Posted by ESC on October 21, 1999
In Reply to: Origin of 'Fly off the Handle'? posted by J S on October 20, 1999
: When talking with a friend, I used the idiom:
"fly off the handle" to describe someone who would abruptly lose his temper.
: (I believe that is the correct meaning). Subsequently,we got into a discussion about the origins of the phrase; he believes that it has something to do with the railroad and I believe that it has to do with firearms. I searched the list here and did find it.
: Could someone clarify the origins of this phrase for us?
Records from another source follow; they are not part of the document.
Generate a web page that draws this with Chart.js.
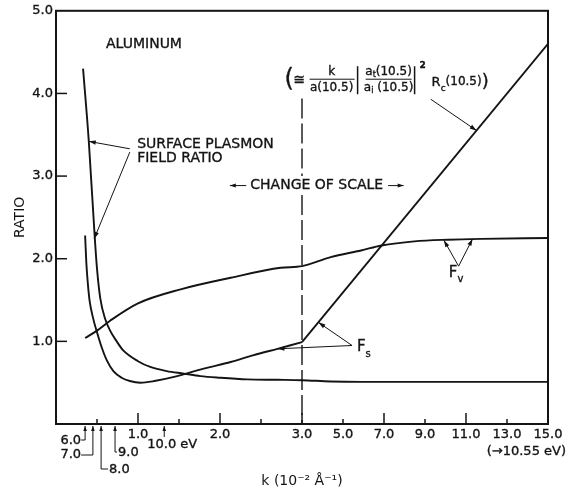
<!DOCTYPE html>
<html>
<head>
<meta charset="utf-8">
<script src="https://cdn.jsdelivr.net/npm/chart.js@4.4.1/dist/chart.umd.min.js"></script>
<style>
  html, body { margin:0; padding:0; background:#fff; }
  canvas { display:block; }
</style>
</head>
<body>
<canvas id="chart" width="571" height="495"></canvas>
<script>
// ── data: k in 10^-2 1/Å, value = ratio ────────────────────────────────
// surface plasmon field ratio (steep curve on the left)
const FIELD_K = [0.33, 0.40, 0.47, 0.50, 0.54, 0.60, 0.66, 0.74, 0.82, 1.0, 1.15, 1.35, 1.56, 1.76, 2.0, 2.33, 2.7, 3.0, 4.4, 5.9, 15.0];
const FIELD_R = [4.30, 3.42, 2.30, 1.88, 1.52, 1.27, 1.13, 1.00, 0.89, 0.76, 0.69, 0.64, 0.61, 0.58, 0.56, 0.54, 0.535, 0.53, 0.515, 0.51, 0.51];
// F_s : curve up to the change of scale, then a straight line
const FS_K = [0.355, 0.37, 0.39, 0.41, 0.45, 0.50, 0.56, 0.62, 0.70, 0.80, 0.90, 1.03, 1.2, 1.44, 1.8, 2.13, 2.4, 2.7, 3.0];
const FS_R = [2.28, 1.95, 1.68, 1.49, 1.29, 1.11, 0.92, 0.77, 0.64, 0.56, 0.52, 0.50, 0.52, 0.57, 0.67, 0.75, 0.83, 0.91, 0.99];
const FS_LINE_K = [3.0, 15.0];
const FS_LINE_R = [0.99, 4.60];
// F_v
const FV_K = [0.355, 0.50, 0.66, 1.0, 1.52, 2.13, 2.74, 3.0, 4.4, 5.88, 6.88, 8.48, 10.12, 11.76, 15.0];
const FV_R = [1.04, 1.13, 1.25, 1.46, 1.63, 1.77, 1.89, 1.91, 2.02, 2.10, 2.16, 2.21, 2.23, 2.24, 2.25];

// axis ticks
const X_LABELS = [1, 2, 3, 5, 7, 9, 11, 13, 15];
const X_MAJOR = [1, 2, 3, 7, 11];
const X_MINOR = [0.5, 1.5, 2.5, 5, 9, 13];
const Y_LABELS = [1, 2, 3, 4, 5];
const Y_TICKS = [1, 2, 3, 4];
// photon energies marked under the axis
const EV_K = [0.355, 0.45, 0.55, 0.72, 1.32];
const EV_LABELS = ['6.0', '7.0', '8.0', '9.0', '10.0 eV'];

// ── helpers ────────────────────────────────────────────────────────────
// the axis changes scale at k = 3 (right half is 4x compressed)
const kToU = k => k <= 3 ? k : 3 + (k - 3) / 4;
const uToK = u => u <= 3 ? u : 3 + (u - 3) * 4;
const pts = (ks, rs) => ks.map((k, i) => ({ x: kToU(k), y: rs[i] }));

const INK = '#141414';
const FONT = "'DejaVu Sans', sans-serif";

function arrow(ctx, x1, y1, x2, y2, head = 7, half = 2.2) {
  ctx.beginPath(); ctx.moveTo(x1, y1); ctx.lineTo(x2, y2); ctx.stroke();
  const a = Math.atan2(y2 - y1, x2 - x1), c = Math.cos(a), s = Math.sin(a);
  ctx.beginPath();
  ctx.moveTo(x2, y2);
  ctx.lineTo(x2 - head * c + half * s, y2 - head * s - half * c);
  ctx.lineTo(x2 - head * c - half * s, y2 - head * s + half * c);
  ctx.closePath(); ctx.fill();
}
function line(ctx, x1, y1, x2, y2) {
  ctx.beginPath(); ctx.moveTo(x1, y1); ctx.lineTo(x2, y2); ctx.stroke();
}
// lettering is a bit heavier than the font: fill plus a hairline stroke
function txt(ctx, t, x, y) {
  ctx.fillText(t, x, y);
  const lw = ctx.lineWidth; ctx.lineWidth = 0.35; ctx.strokeText(t, x, y); ctx.lineWidth = lw;
}
// run of text pieces [text, size, dy, bold]
function run(ctx, pieces, x, y, align = 'left') {
  const w = pieces.reduce((acc, p) => { ctx.font = `${p[3] ? 'bold ' : ''}${p[1]}px ${FONT}`; return acc + ctx.measureText(p[0]).width; }, 0);
  let cx = align === 'center' ? x - w / 2 : x;
  ctx.textAlign = 'left';
  pieces.forEach(p => {
    ctx.font = `${p[3] ? 'bold ' : ''}${p[1]}px ${FONT}`;
    txt(ctx, p[0], cx, y + (p[2] || 0));
    cx += ctx.measureText(p[0]).width;
  });
}

// ── decoration plugin: frame, inward ticks, notes ──────────────────────
const paper = {
  id: 'paper',
  beforeDraw(chart) {
    const ctx = chart.ctx;
    ctx.save(); ctx.fillStyle = '#fff'; ctx.fillRect(0, 0, chart.width, chart.height); ctx.restore();
  },
  afterDraw(chart) {
    const { ctx, chartArea: a, scales: { x, y } } = chart;
    const X = u => x.getPixelForValue(u), Y = r => y.getPixelForValue(r);
    ctx.save();
    ctx.strokeStyle = INK; ctx.fillStyle = INK; ctx.lineCap = 'butt';

    // frame
    ctx.lineWidth = 2;
    ctx.strokeRect(a.left, a.top, a.right - a.left, a.bottom - a.top);

    // inward ticks
    ctx.lineWidth = 1.5;
    Y_TICKS.forEach(v => line(ctx, a.left, Y(v), a.left + 11, Y(v)));
    X_MAJOR.forEach(k => line(ctx, X(kToU(k)), a.bottom, X(kToU(k)), a.bottom - 11));
    X_MINOR.forEach(k => line(ctx, X(kToU(k)), a.bottom, X(kToU(k)), a.bottom - 5));

    // change-of-scale dashed line
    ctx.lineWidth = 1.4;
    ctx.setLineDash([20, 5]);
    line(ctx, X(3), Y(3.94), X(3), Y(3.0));
    line(ctx, X(3), Y(2.77), X(3), a.bottom);
    ctx.setLineDash([]);

    ctx.textBaseline = 'middle';
    ctx.lineWidth = 1;

    // labels
    ctx.font = `14px ${FONT}`;
    ctx.textAlign = 'left';
    txt(ctx, 'ALUMINUM', X(0.61), Y(4.59));
    txt(ctx, 'SURFACE PLASMON', X(0.99), Y(3.38));
    txt(ctx, 'FIELD RATIO', X(0.99), Y(3.22));
    arrow(ctx, X(0.90), Y(3.33), X(0.40), Y(3.42));
    arrow(ctx, X(0.90), Y(3.29), X(0.465), Y(2.24));

    ctx.textAlign = 'center';
    txt(ctx, 'CHANGE OF SCALE', X(3.18), Y(2.885));
    arrow(ctx, X(2.32), Y(2.885), X(2.12), Y(2.885), 6, 2);
    arrow(ctx, X(4.05), Y(2.885), X(4.24), Y(2.885), 6, 2);

    // F_s
    arrow(ctx, X(3.61), Y(0.95), X(3.20), Y(1.23));
    arrow(ctx, X(3.61), Y(0.95), X(2.70), Y(0.91));
    run(ctx, [['F', 15], ['s', 10, 7]], X(3.67), Y(0.93));
    // F_v
    arrow(ctx, X(4.91), Y(1.91), X(4.73), Y(2.225));
    arrow(ctx, X(4.91), Y(1.91), X(5.08), Y(2.24));
    run(ctx, [['F', 15], ['v', 10, 7]], X(4.79), Y(1.83));

    // formula
    const fx = X(2.80), fy = Y(4.16);
    ctx.textAlign = 'left';
    run(ctx, [['(', 24]], fx - 1, fy);
    run(ctx, [['≅', 14]], fx + 8, fy);
    run(ctx, [['k', 12]], fx + 46, fy - 8, 'center');
    run(ctx, [['a(10.5)', 12]], fx + 46, fy + 8, 'center');
    line(ctx, fx + 24, fy - 1, fx + 69, fy - 1);
    ctx.lineWidth = 1.5;
    line(ctx, fx + 72, fy - 14, fx + 72, fy + 14);
    line(ctx, fx + 129, fy - 14, fx + 129, fy + 14);
    ctx.lineWidth = 1;
    run(ctx, [['a', 12], ['t', 8, 3], ['(10.5)', 12]], fx + 103, fy - 8, 'center');
    run(ctx, [['a', 12], ['i', 8, 3], [' (10.5)', 12]], fx + 103, fy + 8, 'center');
    line(ctx, fx + 80, fy - 1, fx + 126, fy - 1);
    run(ctx, [['2', 9, 0, true]], fx + 134, fy - 15);
    run(ctx, [['R', 13], ['c', 9, 6], ['(10.5)', 12], [')', 18, 0]], fx + 146, fy + 2);
    arrow(ctx, X(4.57), Y(3.93), X(5.13), Y(3.55));

    // photon energy markers under the axis
    ctx.font = `13px ${FONT}`;
    const b = a.bottom;
    const ex = EV_K.map(k => X(kToU(k)));
    // 6.0
    ctx.textAlign = 'right';
    txt(ctx, EV_LABELS[0], ex[0] - 4, b + 17);
    line(ctx, ex[0] - 4, b + 16, ex[0], b + 16); arrow(ctx, ex[0], b + 16, ex[0], b + 2, 5, 1.8);
    // 7.0
    txt(ctx, EV_LABELS[1], ex[0] - 4, b + 31);
    line(ctx, ex[0] - 4, b + 31, ex[1], b + 31); arrow(ctx, ex[1], b + 31, ex[1], b + 2, 5, 1.8);
    // 8.0
    ctx.textAlign = 'left';
    txt(ctx, EV_LABELS[2], ex[2] + 8, b + 46);
    line(ctx, ex[2], b + 45, ex[2] + 7, b + 45); arrow(ctx, ex[2], b + 45, ex[2], b + 2, 5, 1.8);
    // 9.0
    txt(ctx, EV_LABELS[3], ex[3] + 3, b + 29);
    line(ctx, ex[3], b + 28, ex[3] + 2, b + 28); arrow(ctx, ex[3], b + 28, ex[3], b + 2, 5, 1.8);
    // 10.0 eV
    ctx.textAlign = 'center';
    txt(ctx, EV_LABELS[4], ex[4] + 8, b + 21);
    arrow(ctx, ex[4], b + 13, ex[4], b + 2, 5, 1.8);

    ctx.textAlign = 'right';
    txt(ctx, '(→10.55 eV)', chart.width - 5, b + 28);
    ctx.restore();
  }
};

const curve = (data, extra = {}) => Object.assign({
  data, borderColor: INK, borderWidth: 1.9, pointRadius: 0,
  cubicInterpolationMode: 'monotone', fill: false
}, extra);

const tickFont = { family: FONT, size: 13 };

new Chart(document.getElementById('chart'), {
  type: 'line',
  data: {
    datasets: [
      curve(pts(FIELD_K, FIELD_R)),
      curve(pts(FS_K, FS_R)),
      curve(pts(FS_LINE_K, FS_LINE_R), { cubicInterpolationMode: 'default', tension: 0 }),
      curve(pts(FV_K, FV_R))
    ]
  },
  options: {
    responsive: false, animation: false, devicePixelRatio: 1,
    layout: { padding: { left: 0, right: 23, top: 8, bottom: 0 } },
    plugins: { legend: { display: false }, tooltip: { enabled: false } },
    scales: {
      x: {
        type: 'linear', min: 0, max: 6,
        afterBuildTicks: s => { s.ticks = X_LABELS.map(k => ({ value: kToU(k) })); },
        afterFit: s => { s.height = 71; },
        grid: { display: false, drawTicks: false }, border: { display: false },
        ticks: { autoSkip: false, maxRotation: 0, padding: 3, color: INK, font: tickFont,
                 textStrokeColor: INK, textStrokeWidth: 0.35,
                 callback: v => uToK(v).toFixed(1) },
        title: { display: true, text: 'k (10⁻² Å⁻¹)', color: INK,
                 font: { family: FONT, size: 14 }, padding: { top: 0, bottom: 5 } }
      },
      y: {
        min: 0, max: 5,
        afterBuildTicks: s => { s.ticks = Y_LABELS.map(v => ({ value: v })); },
        afterFit: s => { s.width = 56; },
        grid: { display: false, drawTicks: false }, border: { display: false },
        ticks: { padding: 3, color: INK, font: tickFont,
                 textStrokeColor: INK, textStrokeWidth: 0.35,
                 callback: v => v.toFixed(1) },
        title: { display: true, text: 'RATIO', color: INK,
                 font: { family: FONT, size: 14 }, padding: { top: 12, bottom: 0 } }
      }
    }
  },
  plugins: [paper]
});
</script>
</body>
</html>
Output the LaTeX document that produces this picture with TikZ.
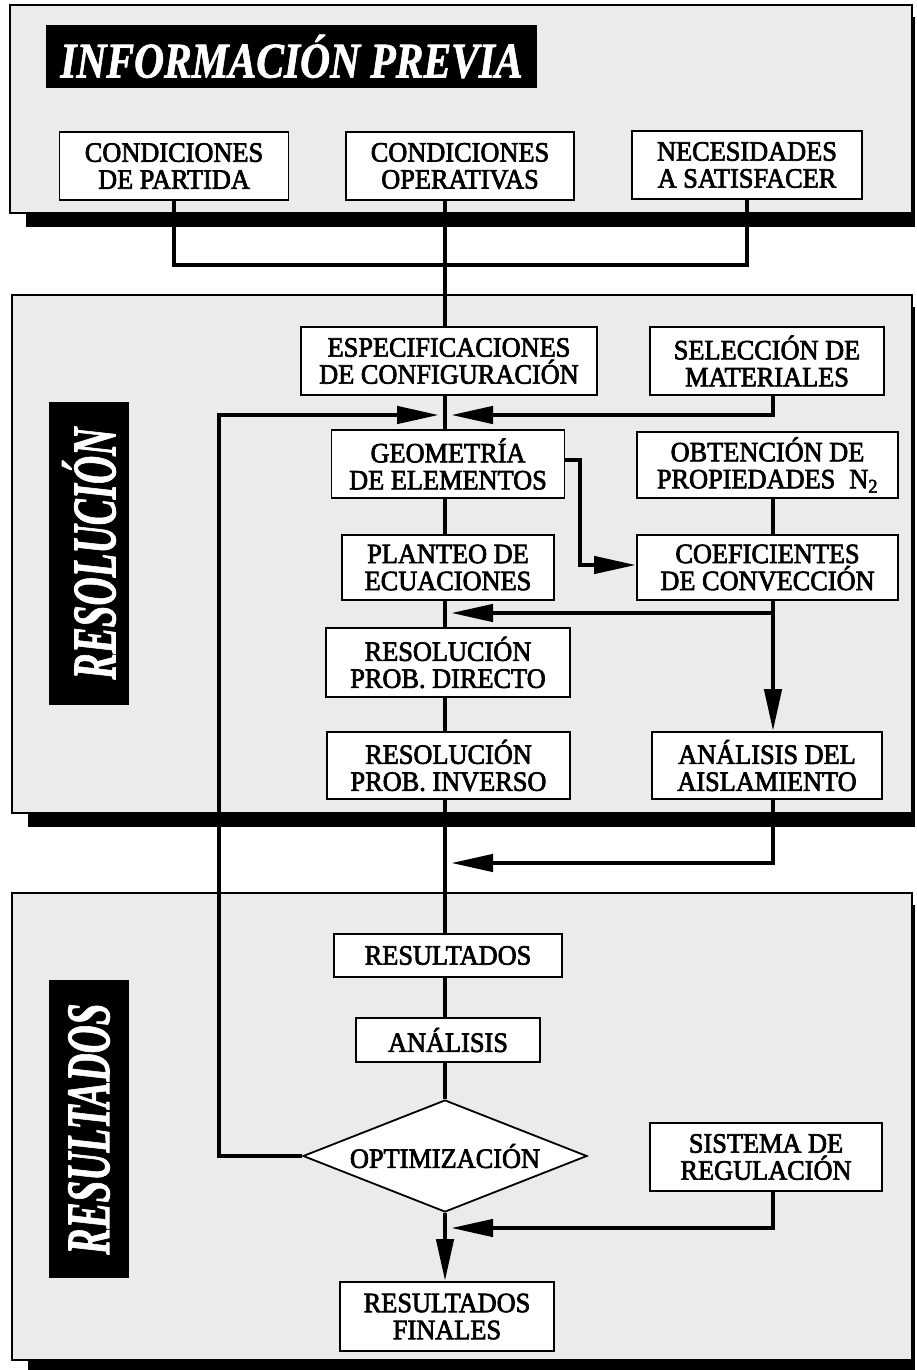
\documentclass[tikz,border=0pt]{standalone}
\usepackage{fontspec}
\usepackage{graphicx}
\setmainfont{Liberation Serif}
\newfontfamily\boxfam{Liberation Serif}[FakeBold=2.5,FakeStretch=0.94]
\newfontfamily\headfam{Liberation Serif}[BoldItalicFeatures={FakeBold=1.5}]
\usetikzlibrary{arrows.meta,shapes.geometric,calc}
\newcommand{\boxfont}{\boxfam\fontsize{28}{27}\selectfont}
\newcommand{\headfont}{\headfam\fontsize{50}{52}\selectfont\bfseries\itshape}
\newcommand{\sidefont}{\headfam\fontsize{62}{64}\selectfont\bfseries\itshape}
\begin{document}
\begin{tikzpicture}[x=1pt,y=-1pt,line join=miter,
  box/.style={draw,line width=1.8pt,fill=white,align=center,inner sep=0pt,font=\boxfont},
  panel/.style={draw,line width=1.6pt,fill=black!8},
  conn/.style={line width=4.5pt},
  arr/.style={conn,-{Triangle[length=42pt,width=17pt]}},
  tbox/.style={fill=black,text=white,inner sep=0pt}]
\useasboundingbox (0,0) rectangle (916,1370);
% panels with shadows
\fill[black] (26,17) rectangle (915,227);
\draw[panel] (10,5) rectangle (912,213);
\fill[black] (28,307) rectangle (915,827);
\draw[panel] (12,295) rectangle (912,813);
\fill[black] (28,905) rectangle (915,1370);
\draw[panel] (12,893) rectangle (912,1360);
% titles
\node[tbox,minimum width=491pt,minimum height=63pt] (t1) at (291.5,56.5) {\headfont\scalebox{0.83}[1]{INFORMACIÓN PREVIA}};
\node[tbox,rotate=90,minimum width=303pt,minimum height=80pt] (t2) at (89,553.5) {\sidefont\scalebox{0.63}[1]{RESOLUCIÓN}};
\node[tbox,rotate=90,minimum width=298pt,minimum height=80pt] (t3) at (89,1129) {\sidefont\scalebox{0.63}[1]{RESULTADOS}};
% boxes
\node[box,minimum width=229pt,minimum height=68pt] (b1) at (174,166) {CONDICIONES\\DE PARTIDA};
\node[box,minimum width=228pt,minimum height=68pt] (b2) at (460,166) {CONDICIONES\\OPERATIVAS};
\node[box,minimum width=230pt,minimum height=68pt] (b3) at (747,165) {NECESIDADES\\A SATISFACER};
\node[box,minimum width=296pt,minimum height=68pt] (espec) at (449,361) {ESPECIFICACIONES\\DE CONFIGURACIÓN};
\node[box,minimum width=234pt,minimum height=68pt] (selec) at (767,361) {SELECCIÓN DE\\MATERIALES};
\node[box,minimum width=233pt,minimum height=68pt] (geom) at (448,464) {GEOMETRÍA\\DE ELEMENTOS};
\node[box,minimum width=261pt,minimum height=66pt] (obten) at (767.5,465) {OBTENCIÓN DE\\PROPIEDADES\enspace N\textsubscript{2}};
\node[box,minimum width=212pt,minimum height=65pt] (plant) at (448,567.5) {PLANTEO DE\\ECUACIONES};
\node[box,minimum width=261pt,minimum height=65pt] (coef) at (767.5,567.5) {COEFICIENTES\\DE CONVECCIÓN};
\node[box,minimum width=244pt,minimum height=69pt] (direc) at (448,662.5) {RESOLUCIÓN\\PROB. DIRECTO};
\node[box,minimum width=243pt,minimum height=67pt] (inver) at (448.5,765.5) {RESOLUCIÓN\\PROB. INVERSO};
\node[box,minimum width=230pt,minimum height=67pt] (aisl) at (767,765.5) {ANÁLISIS DEL\\AISLAMIENTO};
\node[box,minimum width=228pt,minimum height=43pt] (resul) at (448,955.5) {RESULTADOS};
\node[box,minimum width=184pt,minimum height=44pt] (anal) at (448,1040) {ANÁLISIS};
\node[draw,line width=1.8pt,fill=white,shape=diamond,aspect=2.54,minimum width=284pt,minimum height=112pt,inner sep=0pt,font=\boxfont] (opt) at (445,1156) {OPTIMIZACIÓN};
\node[box,minimum width=232pt,minimum height=68pt] (sist) at (766,1157) {SISTEMA DE\\REGULACIÓN};
\node[box,minimum width=214pt,minimum height=69pt] (final) at (447,1316.5) {RESULTADOS\\FINALES};
% guide coordinates
\coordinate (sp) at (445,0);
\coordinate (rc) at (773,0);
\coordinate (fb) at (219,0);
\coordinate (gx) at (580,0);
\coordinate (h1) at (0,265);
\coordinate (a1) at (0,415);
\coordinate (a2) at (0,460);
\coordinate (a3) at (0,565);
\coordinate (a4) at (0,613);
\coordinate (a5) at (0,863);
\coordinate (a6) at (0,1228);
% connectors
\draw[conn] (b1.south) -- (b1.south |- h1) -- (b3.south |- h1) -- (b3.south);
\draw[conn] (b2.south -| sp) -- (espec.north -| sp);
\draw[conn] (espec.south -| sp) -- (geom.north -| sp);
\draw[conn] (geom.south -| sp) -- (plant.north -| sp);
\draw[conn] (plant.south -| sp) -- (direc.north -| sp);
\draw[conn] (direc.south -| sp) -- (inver.north -| sp);
\draw[conn] (inver.south -| sp) -- (resul.north -| sp);
\draw[conn] (resul.south -| sp) -- (anal.north -| sp);
\draw[conn] (anal.south -| sp) -- (opt.north);
\draw[arr] (opt.south) -- (final.north -| opt.south);
\draw[arr] (opt.west) -- (opt.west -| fb) -- (fb |- a1) -- ($(sp |- a1)+(-6,0)$);
\draw[arr] (selec.south -| rc) -- (rc |- a1) -- ($(sp |- a1)+(6,0)$);
\draw[arr] (geom.east |- a2) -- (gx |- a2) -- (gx |- a3) -- (coef.west |- a3);
\draw[conn] (obten.south -| rc) -- (coef.north -| rc);
\draw[arr] (coef.south -| rc) -- (rc |- a4) -- ($(sp |- a4)+(6,0)$);
\draw[arr] (rc |- a4) -- (aisl.north -| rc);
\draw[arr] (aisl.south -| rc) -- (rc |- a5) -- ($(sp |- a5)+(6,0)$);
\draw[arr] (sist.south -| rc) -- (rc |- a6) -- ($(sp |- a6)+(6,0)$);
\end{tikzpicture}
\end{document}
Any help is greatly appreciated.
From "Why You Say It" by Webb Garrison (Rutledge Hill Press, Nashville,
"Fly off the handle - If you've ever seen a person 'fly off the handle,' you may have been impressed at the energy and speed involved with that eruption of anger. Frontiersmen found it hard to control their tempers when tools suddenly failed them. A common cause of such a turn of events was the shrinkage of wood - universally used to tool handles. After having hung in a shed for months, the handle of a hoe or a rake was likely to come off after a few strokes. In the case of an ax, badly worn or shrunken wood is positively dangerous because the head of the tool can come loose at the first lick. When the blade of an ax flies off the handle, it endangers the user and everyone standing nearby. That makes it almost as great a source of danger as a violent explosion of temper."